Provided data ::
-- Begin --

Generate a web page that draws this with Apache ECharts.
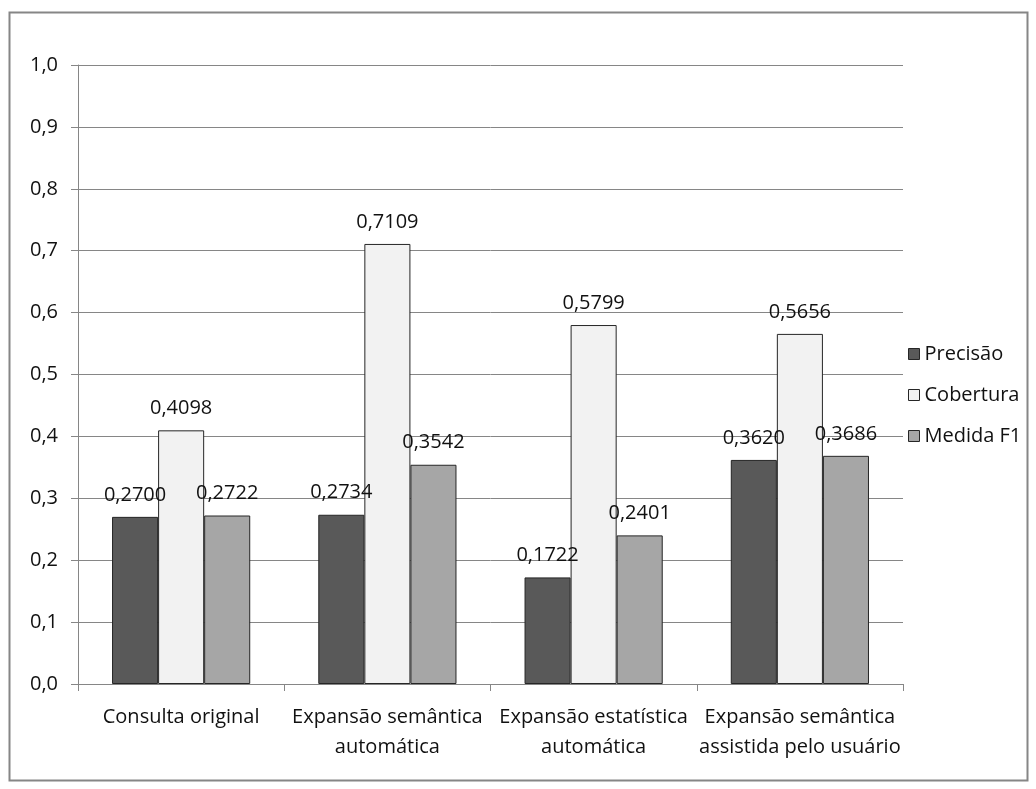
<!DOCTYPE html>
<html>
<head>
<meta charset="utf-8">
<script src="https://cdn.jsdelivr.net/npm/echarts@6/dist/echarts.min.js"></script>
<style>
html, body { margin: 0; padding: 0; background: #fff; }
#chart { width: 1036px; height: 789px; }
</style>
</head>
<body>
<div id="chart"></div>
<script>
var categories = ['Consulta original', 'Expansão semântica\nautomática', 'Expansão estatística\nautomática', 'Expansão semântica\nassistida pelo usuário'];
var seriesNames = ['Precisão', 'Cobertura', 'Medida F1'];
var precisao = [0.2700, 0.2734, 0.1722, 0.3620];
var cobertura = [0.4098, 0.7109, 0.5799, 0.5656];
var medidaF1 = [0.2722, 0.3542, 0.2401, 0.3686];
var yTicks = [0, 0.1, 0.2, 0.3, 0.4, 0.5, 0.6, 0.7, 0.8, 0.9, 1.0];

var colors = ['#595959', '#f2f2f2', '#a6a6a6'];
var font = 'Open Sans';
var txtColor = '#111';

function fmt(v, d) {
	return v.toFixed(d).replace('.', ',');
}

function makeSeries(name, data, color) {
	return {
		name: name,
		type: 'bar',
		data: data,
		barGap: '0%',
		barCategoryGap: '33%',
		itemStyle: { color: color, borderColor: '#262626', borderWidth: 1 },
		label: {
			show: true,
			position: 'top',
			distance: 12,
			color: txtColor,
			fontFamily: font,
			fontSize: 20,
			formatter: function (p) { return fmt(p.value, 4); }
		}
	};
}

var chart = echarts.init(document.getElementById('chart'));
chart.setOption({
	animation: false,
	color: colors,
	graphic: [{
		type: 'rect',
		shape: { x: 9.5, y: 12.5, width: 1018, height: 768 },
		style: { fill: 'none', stroke: '#868686', lineWidth: 2 }
	}],
	grid: { left: 78, right: 133, top: 65, bottom: 105 },
	legend: {
		orient: 'vertical',
		left: 903,
		top: 339,
		itemWidth: 11,
		itemHeight: 11,
		itemGap: 21,
		icon: 'rect',
		data: seriesNames,
		itemStyle: { borderColor: '#262626', borderWidth: 1 },
		textStyle: { fontFamily: font, fontSize: 20, color: txtColor }
	},
	xAxis: {
		type: 'category',
		data: categories,
		axisLine: { lineStyle: { color: '#868686', width: 1 } },
		axisTick: { show: true, length: 7, lineStyle: { color: '#868686' } },
		axisLabel: { fontFamily: font, fontSize: 20, color: txtColor, margin: 18, lineHeight: 30, interval: 0 }
	},
	yAxis: {
		type: 'value',
		min: 0,
		max: 1,
		interval: 0.1,
		axisLine: { show: true, lineStyle: { color: '#868686' } },
		axisTick: { show: true, length: 7, lineStyle: { color: '#868686' } },
		splitLine: { lineStyle: { color: '#868686' } },
		axisLabel: {
			fontFamily: font, fontSize: 20, color: txtColor, margin: 20,
			formatter: function (v) { return fmt(v, 1); }
		}
	},
	series: [
		makeSeries(seriesNames[0], precisao, colors[0]),
		makeSeries(seriesNames[1], cobertura, colors[1]),
		makeSeries(seriesNames[2], medidaF1, colors[2])
	]
});
</script>
</body>
</html>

-- End --

Job ::
Starting at the first line of the material, output exactly the lines up to and including the one with "0.8, 0.9, 1.0];". Do not include the pictures.

The reply ::
Generate a web page that draws this with Apache ECharts.
<!DOCTYPE html>
<html>
<head>
<meta charset="utf-8">
<script src="https://cdn.jsdelivr.net/npm/echarts@6/dist/echarts.min.js"></script>
<style>
html, body { margin: 0; padding: 0; background: #fff; }
#chart { width: 1036px; height: 789px; }
</style>
</head>
<body>
<div id="chart"></div>
<script>
var categories = ['Consulta original', 'Expansão semântica\nautomática', 'Expansão estatística\nautomática', 'Expansão semântica\nassistida pelo usuário'];
var seriesNames = ['Precisão', 'Cobertura', 'Medida F1'];
var precisao = [0.2700, 0.2734, 0.1722, 0.3620];
var cobertura = [0.4098, 0.7109, 0.5799, 0.5656];
var medidaF1 = [0.2722, 0.3542, 0.2401, 0.3686];
var yTicks = [0, 0.1, 0.2, 0.3, 0.4, 0.5, 0.6, 0.7, 0.8, 0.9, 1.0];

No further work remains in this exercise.